Wie haben sich die Märkte über die letzten Jahre verändert? Warum sehen Sie gerade jetzt Chancen in Asien? Wo sehen Sie Opportunitäten?
Interessant sind vor allem Werte, die von strukturellen Megatrends wie Digitalisierung, Grüne Revolution und den Auswirkungen des demographischen und gesellschaftlichen Wandels profitieren sollten. Die im Durchschnitt sehr junge Bevölkerung in der Region steht für mehr als eine Milliarde junger Menschen, die reisen wollen, Bildung und Bankkonten benötigen und potenzielle Nutzer sozialer Medien sind.

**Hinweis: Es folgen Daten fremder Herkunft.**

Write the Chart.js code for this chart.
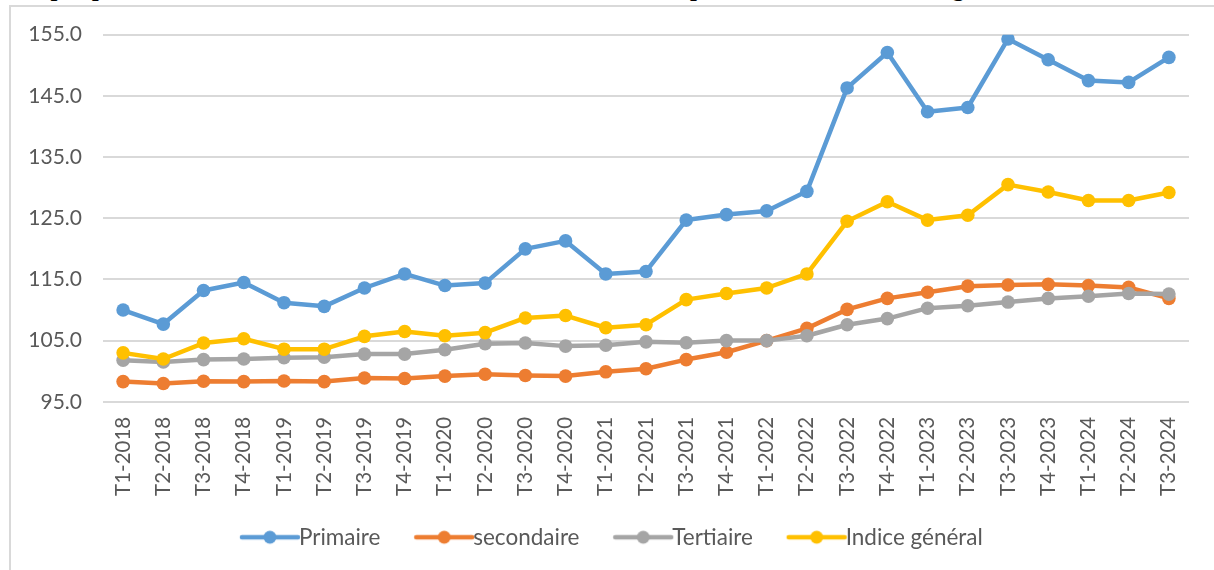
<!DOCTYPE html>
<html>
<head>
<meta charset="utf-8">
<script src="https://cdn.jsdelivr.net/npm/chart.js@4.4.1/dist/chart.umd.min.js"></script>
<style>
html,body{margin:0;padding:0;background:#fff;overflow:hidden;}
#wrap{position:relative;width:1214px;height:570px;overflow:hidden;background:#fff;}
#frame{position:absolute;left:9px;top:5px;width:1300px;height:700px;border:2px solid #d9d9d9;box-sizing:border-box;}
#title{position:absolute;left:8px;top:-20px;white-space:nowrap;font-weight:bold;font-family:"Liberation Serif",serif;font-size:19px;line-height:1;color:#000;}
#c{position:absolute;left:0;top:0;}
</style>
</head>
<body>
<div id="wrap">
  <div id="frame"></div>
  <div id="title">Graphique 1 : Evolution trimestrielle des indices des secteurs de production et de l'indice global</div>
  <canvas id="c" width="1214" height="570"></canvas>
</div>
<script>
const categories = ["T1-2018","T2-2018","T3-2018","T4-2018","T1-2019","T2-2019","T3-2019","T4-2019",
  "T1-2020","T2-2020","T3-2020","T4-2020","T1-2021","T2-2021","T3-2021","T4-2021",
  "T1-2022","T2-2022","T3-2022","T4-2022","T1-2023","T2-2023","T3-2023","T4-2023",
  "T1-2024","T2-2024","T3-2024"];

const primaire = [110.0,107.7,113.2,114.5,111.2,110.6,113.6,115.9,
  114.0,114.4,120.0,121.3,115.9,116.3,124.7,125.6,
  126.2,129.4,146.3,152.1,142.4,143.1,154.3,150.9,
  147.5,147.2,151.3];

const secondaire = [98.3,98.0,98.35,98.3,98.4,98.3,98.9,98.8,
  99.2,99.5,99.3,99.2,99.9,100.4,101.9,103.1,
  105.0,107.0,110.1,111.9,112.9,113.9,114.1,114.2,
  114.0,113.7,111.9];

const tertiaire = [101.8,101.5,101.9,102.0,102.2,102.3,102.8,102.8,
  103.5,104.5,104.6,104.1,104.25,104.8,104.65,105.0,
  105.0,105.8,107.6,108.6,110.3,110.7,111.3,111.9,
  112.25,112.7,112.6];

const indiceGeneral = [103.0,102.0,104.6,105.3,103.6,103.6,105.7,106.5,
  105.8,106.3,108.7,109.1,107.1,107.6,111.7,112.7,
  113.6,115.9,124.5,127.7,124.7,125.5,130.5,129.3,
  127.9,127.9,129.2];

const seriesNames = ["Primaire","secondaire","Tertiaire","Indice général"];
const seriesColors = ["#5B9BD5","#ED7D31","#A5A5A5","#FFC000"];
const yTicks = {min: 95, max: 155, step: 10};

// fit the (cropped) title width
(function(){
  const t = document.getElementById('title');
  const w = t.getBoundingClientRect().width;
  const fs = 19 * 1009 / w;
  t.style.fontSize = fs.toFixed(2) + 'px';
  t.style.top = (-3 - 0.8375*fs).toFixed(1) + 'px';
})();

function legendIcon(color){
  const cv = document.createElement('canvas');
  cv.width = 160; cv.height = 20;
  const ctx = cv.getContext('2d');
  ctx.strokeStyle = color; ctx.lineWidth = 4.5; ctx.lineCap = 'round';
  ctx.beginPath(); ctx.moveTo(70, 10); ctx.lineTo(126, 10); ctx.stroke();
  ctx.fillStyle = color;
  ctx.beginPath(); ctx.arc(98, 10, 6.5, 0, Math.PI*2); ctx.fill();
  return cv;
}
const icons = seriesColors.map(legendIcon);

const dataArrays = [primaire, secondaire, tertiaire, indiceGeneral];
const datasets = dataArrays.map((arr, i) => ({
  label: seriesNames[i],
  data: arr,
  borderColor: seriesColors[i],
  backgroundColor: seriesColors[i],
  pointBackgroundColor: seriesColors[i],
  pointBorderColor: seriesColors[i],
  borderWidth: 4.5,
  pointRadius: 6.8,
  pointBorderWidth: 0,
  pointHoverRadius: 6.8,
  borderJoinStyle: 'round',
  borderCapStyle: 'round',
  tension: 0,
  fill: false,
  order: 4 - i
}));

const TEXT = '#595959';
const FONT = 'Lato, "Open Sans", sans-serif';

new Chart(document.getElementById('c'), {
  type: 'line',
  data: { labels: categories, datasets },
  options: {
    responsive: false,
    animation: false,
    devicePixelRatio: 1,
    layout: { padding: { left: 10, right: 25, top: 34.7, bottom: 11.5 } },
    plugins: {
      tooltip: { enabled: false },
      legend: {
        position: 'bottom',
        labels: {
          color: TEXT,
          font: { family: FONT, size: 22.5 },
          usePointStyle: true,
          pointStyleWidth: 71.5,
          padding: 10,
          sort: (a, b) => a.datasetIndex - b.datasetIndex,
          generateLabels: (chart) => chart.data.datasets.map((ds, i) => ({
            text: ds.label,
            fillStyle: ds.borderColor,
            strokeStyle: ds.borderColor,
            lineWidth: 0,
            pointStyle: icons[i],
            fontColor: TEXT,
            hidden: false,
            datasetIndex: i
          }))
        }
      }
    },
    scales: {
      x: {
        offset: true,
        grid: { display: false, drawTicks: false },
        border: { display: false },
        ticks: {
          color: TEXT,
          font: { family: FONT, size: 20.5 },
          minRotation: 90, maxRotation: 90,
          padding: 15,
          autoSkip: false
        },
        afterFit: (s) => { s.height = 114.2; }
      },
      y: {
        min: yTicks.min, max: yTicks.max,
        grid: { color: '#d9d9d9', lineWidth: 2, drawTicks: false },
        border: { display: false },
        ticks: {
          stepSize: yTicks.step,
          color: TEXT,
          font: { family: FONT, size: 21 },
          padding: 21,
          callback: (v) => Number(v).toFixed(1)
        },
        afterFit: (s) => { s.width = 93; }
      }
    }
  }
});
</script>
</body>
</html>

So gibt es in Asien bereits mehr als zwei Milliarden Internetnutzer, nirgendwo auf der Welt gibt es mehr. Die Region ist nicht zuletzt auch deshalb führend in den Bereichen E-Commerce-Innovation, 5G-Technologien, soziale Medien sowie Zahlungs- und Transferplattformen. Themen wie Cloud Computing, Big Data, und Internet of Things werden Asiens Wachstum weiterhin positiv beeinflussen. Nicht vergessen darf man auch den Megatrend Künstliche Intelligenz, von dem Asien sehr stark profitiert. Die dafür benötigten großen und leistungsstarken Rechner werden in Taiwan produziert. Auch die Chipproduktion ist dort ein sehr starker Sektor. Dieser Bereich ist zudem stark von kleinen und mittleren Unternehmen geprägt, weswegen wir mit unserer starken Small- und Mid-Cap Expertise eine gute Ausgangsposition haben. Der Markt ist nur gering von Analysten durchdrungen, das gibt viel Potenzial für einen fundamentalen Ansatz.
Unser Interviewgast
Javier Garcia
Javier Garcia ist seit Oktober 2022 Portfoliomanager bei Berenberg. Er begann seine Investmentkarriere 2002 bei Julius Bär Asset Management (später Swiss & Global Asset Management), wo er ab 2006 Co-Manager des JB Global Emerging Markets Equity Fund wurde und ab 2009 zusätzlich als Lead Fonds Manager des JB Black Sea Funds und des JB Russia Stock Funds tätig war. Von 2013 bis 2022 war er als Senior Portfolio Manager Emerging Markets Equities bei UBS Wealth Management tätig. In dieser Funktion hat er den Bereich Global-Emerging-Markets und Asien-Aktien aufgebaut und gemanaged. Javier Garcia hält einen Bachelor in Business Administration und Economics der Universität Zürich und ist CFA Charterholder.